Congratulations to all A Level students

English Literature 83% A*-C

Best of luck in your future pursuits and well done on all the hard work

Telling Stories

Paper 1 of the exam is divided into three sections: ‘Remembered Places’, ‘Imagined Worlds’ and ‘Poetic Voices’.
These are all exam units, for which students have to write essays under timed conditions which focus on the ways in which writers use stylistics and conventions relevant to specific literary forms to shape meaning, considering relevant contextual detail where applicable. They have to study a combination of non-fiction, prose and poetry texts. Students at Loxford will read The Handmaid’s Tale by Margaret Atwood and a selection of poems from Mean Time by Carol Ann Duffy. All students, regardless of education establishment, explore a range of non-fiction texts from the AQA anthology titled Paris.

Exploring Conflict
Paper 2 of the exam is divided into two sections: ‘Writing about Society’ and ‘Dramatic Encounters’.
These are both exam units. For ‘Writing about Society’, students have to recast an extract from The Great Gatsby into a different format, reflecting their understanding of characters and relationships, as well as the society that these exist in. They then write a commentary, explaining the decisions they made when recasting the extract, considering their language choices and links between the base text and the one they have created. ‘Dramatic Encounters’ requires students to explore the depiction of characters and themes in A Streetcar Named Desire, evaluating the effect of a range of linguistic and conventional devices specific to form.

Making connections
This is a coursework unit, for which students make connections between a literary text and non-literary material, based either on theme or how different types of material use idea particular linguistic strategies and features AQA encourage students to “initiate and sustain independent enquiry”. Students are expected to produce one essay of 3000 words.

Pre-1900 Drama and Poetry
This section of the course is assessed through examination. Students study A Doll’s House by Henrik Ibsen, as well as selected poems by Christina Rossetti, exploring connections between these texts, influenced by their contextual background and critical theory applicable to the texts. They will also experience The Tempest by William Shakespeare, developing their close analysis skills as well as their ability to use critical theory surrounding the play to construct an argument about the text.
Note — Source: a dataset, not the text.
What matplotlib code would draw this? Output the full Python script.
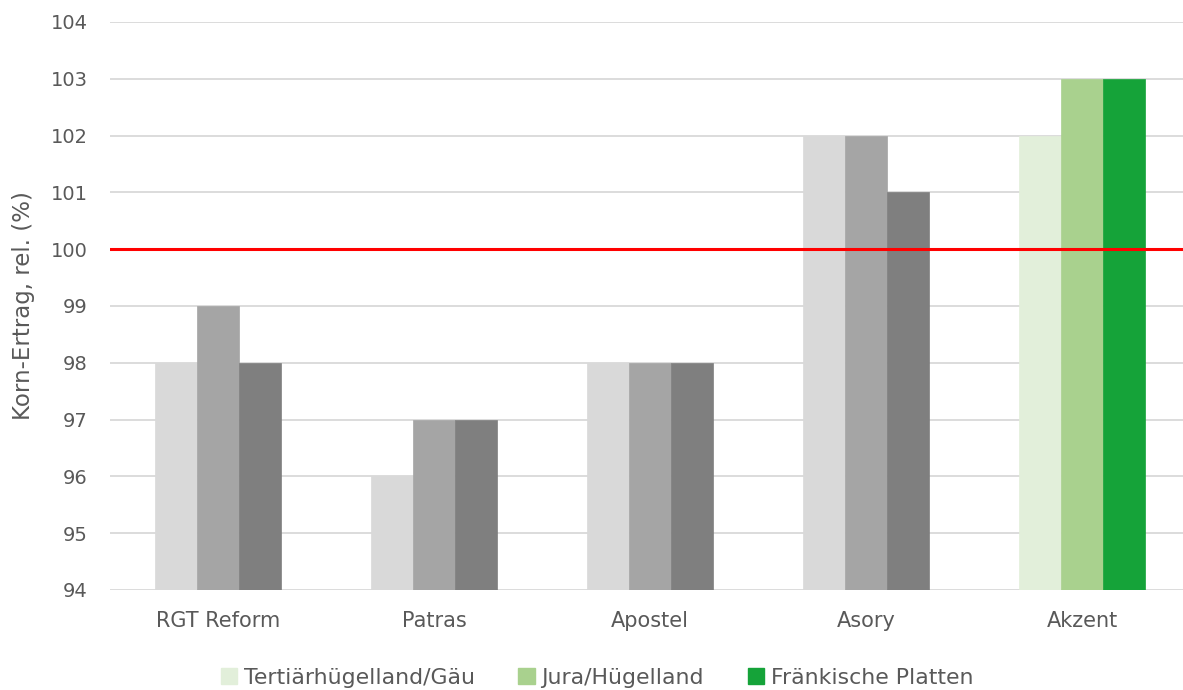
import matplotlib
matplotlib.use("Agg")
import matplotlib.pyplot as plt
from matplotlib.patches import Patch
import numpy as np

plt.rcParams['font.family'] = ['DejaVu Sans']

categories = ["RGT Reform", "Patras", "Apostel", "Asory", "Akzent"]
series_names = ["Tertiärhügelland/Gäu", "Jura/Hügelland", "Fränkische Platten"]
tertiaer = [98, 96, 98, 102, 102]
jura = [99, 97, 98, 102, 103]
fraenkisch = [98, 97, 98, 101, 103]
reference_value = 100
y_ticks = list(range(94, 105))

grey_colors = ["#D9D9D9", "#A5A5A5", "#7F7F7F"]
green_colors = ["#E2EFDA", "#A9D18E", "#15A339"]
text_color = "#595959"

fig = plt.figure(figsize=(11.83, 6.9), dpi=100)
ax = fig.add_axes([110/1183, 100/690, 1 - 110/1183, 568/690])

x = np.arange(len(categories))
w = 0.194
data = [tertiaer, jura, fraenkisch]
for i, vals in enumerate(data):
    cols = [green_colors[i] if c == "Akzent" else grey_colors[i] for c in categories]
    ax.bar(x + (i - 1) * w, np.array(vals) - 94, width=w, bottom=94, color=cols,
           edgecolor=cols, linewidth=0.5, zorder=3)

ax.axhline(reference_value, color="#FF0000", linewidth=2.2, zorder=4)

ax.set_ylim(94, 104)
ax.set_xlim(-0.5, (1183 - 110) / 216 - 0.5)
ax.set_yticks(y_ticks)
ax.set_xticks(x)
ax.set_xticklabels(categories)
ax.yaxis.grid(True, color="#D9D9D9", linewidth=1.3, zorder=0)
ax.set_axisbelow(True)
for s in ax.spines.values():
    s.set_visible(False)
ax.tick_params(axis='y', length=0, labelsize=14, colors=text_color, pad=16)
ax.tick_params(axis='x', length=0, labelsize=15, colors=text_color, pad=15)

fig.text(24/1183, 1 - 306/690, "Korn-Ertrag, rel. (%)", rotation=90, ha="center",
         va="center", fontsize=16.5, color=text_color)

handles = [Patch(facecolor=c, edgecolor=c) for c in green_colors]
fig.legend(handles, series_names, loc="center", bbox_to_anchor=(597/1183, 1 - 678/690),
           ncol=3, frameon=False, fontsize=15.8, labelcolor=text_color,
           handlelength=0.75, handleheight=0.75, handletextpad=0.3, columnspacing=2.0)

fig.savefig("out.png", dpi=100)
Comparative and Contextual Study
For this section of the course, students study the Gothic genre, exploring The Bloody Chamber and Other Stories by Angela Carter, The Picture of Dorian Gray by Oscar Wilde as well as a range of relevant Gothic extracts to develop their skills of unseen extract analysis. These are all exam texts; students will be expected to analyse an unseen extract and write a critical essay that explores connections between the two set texts, informed by relevant contextual detail and critical theory.

Literature Post-1900
This is a coursework unit for which students complete two essays. The first is a close reading task, analysing a short extract from a 21st century play, The History Boys by Alan Bennett, and evaluating the presentation of characters and themes. The second task involves exploring contrasts and comparisons between two texts (Selected Poetry by T.S. Eliot and Fight Club by Chuch Palahniuk), informed by different interpretations and an understanding of contexts.

The study of A Level English enables students to study English language, English language and creative writing, English literature, English studies and linguistics in Higher Education. The course encourages students to become autonomous through guided teaching and learning. Teachers facilitate students in becoming independent thinkers and learners. This approach helps students familiarise themselves with expectations in academia and encourages them to strive for knowledge and excellence in this subject.

English students are considered valuable in virtually all career paths, from literature-related fields like libraries and research to communication-based roles in sales and ICT. Careers in journalism, teaching and management are particularly well-suited to English students. This challenging and traditional subject is welcomed by all employers.
A large number of our current cohort study A Level English to support their applications for Mathematics, Engineering and a range of science degrees, reflecting the wide skills set that the subject enables students to develop and engage that are beneficial beyond the subject itself.

What other subjects will support my career path?
History, Geography, Philosophy, Politics, Psychology, Media Studies and Sociology.